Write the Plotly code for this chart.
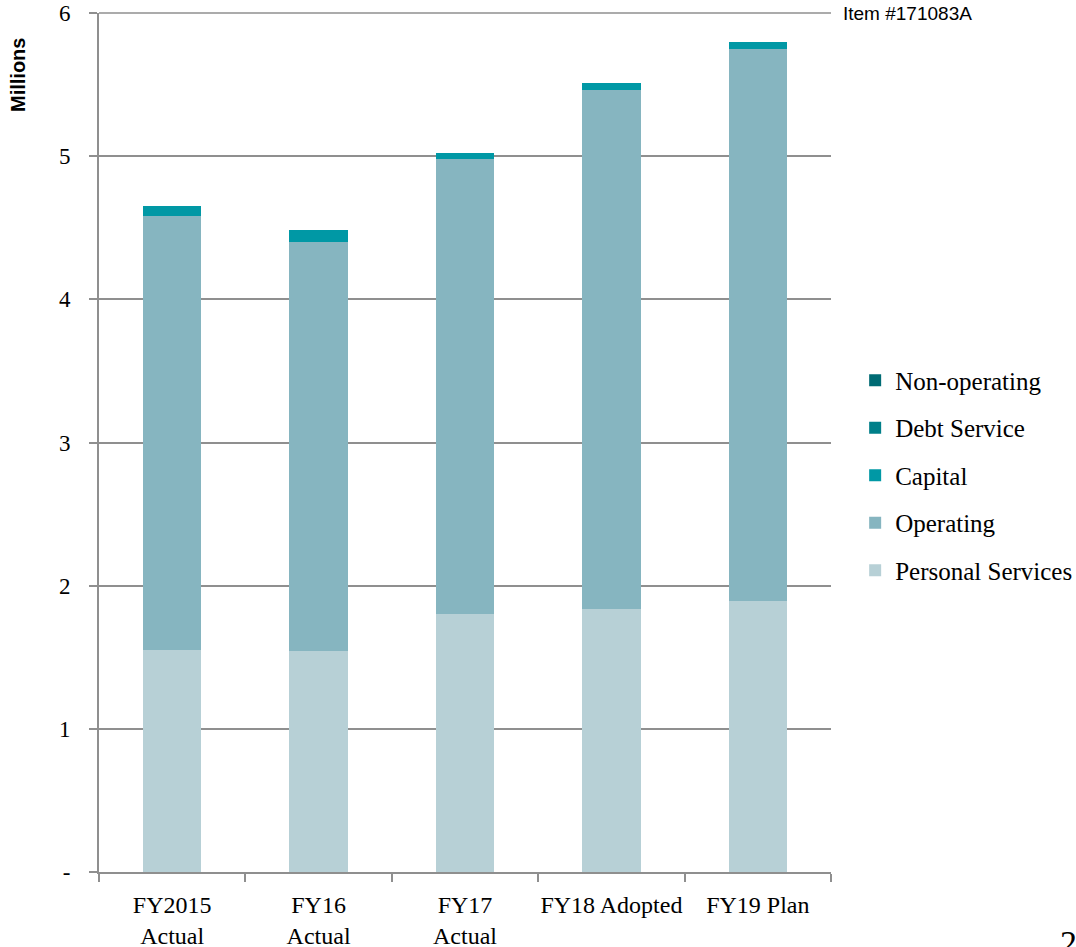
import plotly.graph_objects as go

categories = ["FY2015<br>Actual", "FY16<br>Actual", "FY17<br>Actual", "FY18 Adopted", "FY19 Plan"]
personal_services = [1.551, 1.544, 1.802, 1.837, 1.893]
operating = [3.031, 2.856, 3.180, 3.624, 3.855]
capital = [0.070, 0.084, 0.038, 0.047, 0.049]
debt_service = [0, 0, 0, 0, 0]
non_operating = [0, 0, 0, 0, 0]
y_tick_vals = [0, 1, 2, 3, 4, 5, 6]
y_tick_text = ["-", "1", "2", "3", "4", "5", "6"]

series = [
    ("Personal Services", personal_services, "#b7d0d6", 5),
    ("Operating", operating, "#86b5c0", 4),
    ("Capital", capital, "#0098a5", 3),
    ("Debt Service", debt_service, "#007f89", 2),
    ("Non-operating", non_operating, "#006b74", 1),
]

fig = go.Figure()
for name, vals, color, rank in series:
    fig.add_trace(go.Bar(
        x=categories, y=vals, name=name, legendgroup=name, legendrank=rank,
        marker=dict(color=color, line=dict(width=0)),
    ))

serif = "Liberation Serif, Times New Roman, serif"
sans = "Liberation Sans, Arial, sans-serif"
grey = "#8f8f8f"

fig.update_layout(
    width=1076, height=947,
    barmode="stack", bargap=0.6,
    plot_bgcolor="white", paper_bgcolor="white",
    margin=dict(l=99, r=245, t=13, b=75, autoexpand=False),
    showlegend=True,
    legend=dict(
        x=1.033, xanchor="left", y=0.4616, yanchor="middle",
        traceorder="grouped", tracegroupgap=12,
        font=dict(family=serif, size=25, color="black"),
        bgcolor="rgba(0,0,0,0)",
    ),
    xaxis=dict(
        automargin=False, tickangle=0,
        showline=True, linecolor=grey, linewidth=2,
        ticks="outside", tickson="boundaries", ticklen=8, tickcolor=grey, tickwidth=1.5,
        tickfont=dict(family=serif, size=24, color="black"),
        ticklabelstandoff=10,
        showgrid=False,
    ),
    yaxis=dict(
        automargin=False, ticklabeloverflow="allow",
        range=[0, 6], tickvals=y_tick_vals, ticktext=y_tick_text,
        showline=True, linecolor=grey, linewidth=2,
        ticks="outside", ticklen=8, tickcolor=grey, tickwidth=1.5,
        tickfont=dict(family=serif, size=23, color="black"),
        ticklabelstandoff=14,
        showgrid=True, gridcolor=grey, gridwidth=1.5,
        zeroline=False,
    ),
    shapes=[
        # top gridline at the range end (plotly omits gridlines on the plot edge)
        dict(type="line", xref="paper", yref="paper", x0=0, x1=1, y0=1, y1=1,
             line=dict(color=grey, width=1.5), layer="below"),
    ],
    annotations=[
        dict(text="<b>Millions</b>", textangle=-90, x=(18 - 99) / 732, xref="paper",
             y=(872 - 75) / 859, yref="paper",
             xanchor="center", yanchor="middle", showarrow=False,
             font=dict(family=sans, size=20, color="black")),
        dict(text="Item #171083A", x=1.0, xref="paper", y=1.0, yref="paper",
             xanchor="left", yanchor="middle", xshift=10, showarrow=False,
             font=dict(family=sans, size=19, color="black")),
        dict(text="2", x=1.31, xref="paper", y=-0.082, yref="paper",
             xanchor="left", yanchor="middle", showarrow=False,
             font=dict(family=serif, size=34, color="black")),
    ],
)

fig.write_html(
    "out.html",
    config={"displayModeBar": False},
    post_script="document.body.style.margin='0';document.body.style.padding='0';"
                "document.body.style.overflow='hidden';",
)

********

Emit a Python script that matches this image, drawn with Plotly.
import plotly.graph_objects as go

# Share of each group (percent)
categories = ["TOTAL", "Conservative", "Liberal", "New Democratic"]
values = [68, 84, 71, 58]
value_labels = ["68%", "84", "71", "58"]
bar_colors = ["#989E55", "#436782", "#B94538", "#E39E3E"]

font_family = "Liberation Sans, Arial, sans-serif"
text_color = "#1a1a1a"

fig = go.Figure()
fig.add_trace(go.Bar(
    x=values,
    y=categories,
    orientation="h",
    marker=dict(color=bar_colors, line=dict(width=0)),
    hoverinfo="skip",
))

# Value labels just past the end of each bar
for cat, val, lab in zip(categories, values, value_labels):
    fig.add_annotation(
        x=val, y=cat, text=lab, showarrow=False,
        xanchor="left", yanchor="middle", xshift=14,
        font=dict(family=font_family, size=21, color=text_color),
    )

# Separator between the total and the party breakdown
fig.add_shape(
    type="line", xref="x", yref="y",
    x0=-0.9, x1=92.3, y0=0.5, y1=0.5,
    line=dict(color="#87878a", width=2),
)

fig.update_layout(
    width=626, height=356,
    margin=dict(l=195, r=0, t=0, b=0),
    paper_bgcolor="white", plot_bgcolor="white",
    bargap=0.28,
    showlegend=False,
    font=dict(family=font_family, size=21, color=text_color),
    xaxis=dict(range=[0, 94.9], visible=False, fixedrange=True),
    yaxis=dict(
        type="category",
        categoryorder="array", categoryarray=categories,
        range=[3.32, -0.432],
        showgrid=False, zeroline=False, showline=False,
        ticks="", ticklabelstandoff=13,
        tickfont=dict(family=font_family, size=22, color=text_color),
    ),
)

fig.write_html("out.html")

********

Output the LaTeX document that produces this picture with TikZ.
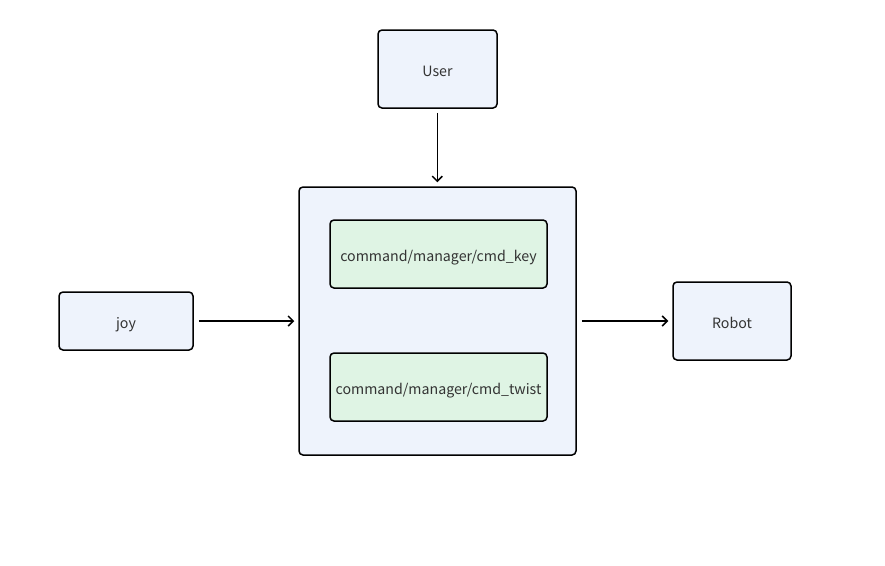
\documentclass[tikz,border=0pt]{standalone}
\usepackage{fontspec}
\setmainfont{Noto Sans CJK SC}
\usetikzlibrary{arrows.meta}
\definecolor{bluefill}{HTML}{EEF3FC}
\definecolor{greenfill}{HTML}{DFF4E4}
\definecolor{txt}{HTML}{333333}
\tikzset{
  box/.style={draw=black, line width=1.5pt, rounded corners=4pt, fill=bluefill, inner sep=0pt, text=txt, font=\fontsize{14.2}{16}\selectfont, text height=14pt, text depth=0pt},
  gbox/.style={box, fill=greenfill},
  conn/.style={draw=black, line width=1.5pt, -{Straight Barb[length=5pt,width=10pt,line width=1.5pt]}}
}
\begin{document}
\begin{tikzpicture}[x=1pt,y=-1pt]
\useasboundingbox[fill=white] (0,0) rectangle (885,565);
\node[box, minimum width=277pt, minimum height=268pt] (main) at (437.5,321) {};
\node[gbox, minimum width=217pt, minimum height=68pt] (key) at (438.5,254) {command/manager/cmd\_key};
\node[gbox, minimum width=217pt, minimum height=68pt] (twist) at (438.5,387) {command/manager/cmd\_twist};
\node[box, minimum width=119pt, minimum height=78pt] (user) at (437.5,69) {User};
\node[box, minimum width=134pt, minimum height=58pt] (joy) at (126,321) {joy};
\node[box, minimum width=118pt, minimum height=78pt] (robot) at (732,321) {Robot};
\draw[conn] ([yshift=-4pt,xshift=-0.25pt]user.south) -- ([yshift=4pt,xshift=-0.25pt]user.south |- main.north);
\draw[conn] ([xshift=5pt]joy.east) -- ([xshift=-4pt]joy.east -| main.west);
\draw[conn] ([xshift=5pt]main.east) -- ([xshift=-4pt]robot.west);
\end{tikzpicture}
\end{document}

********

Goal of the exercise. Look through the entries above; copy every line holding the string "this".

Complete answer.
Write the Plotly code for this chart.
Emit a Python script that matches this image, drawn with Plotly.
Output the LaTeX document that produces this picture with TikZ.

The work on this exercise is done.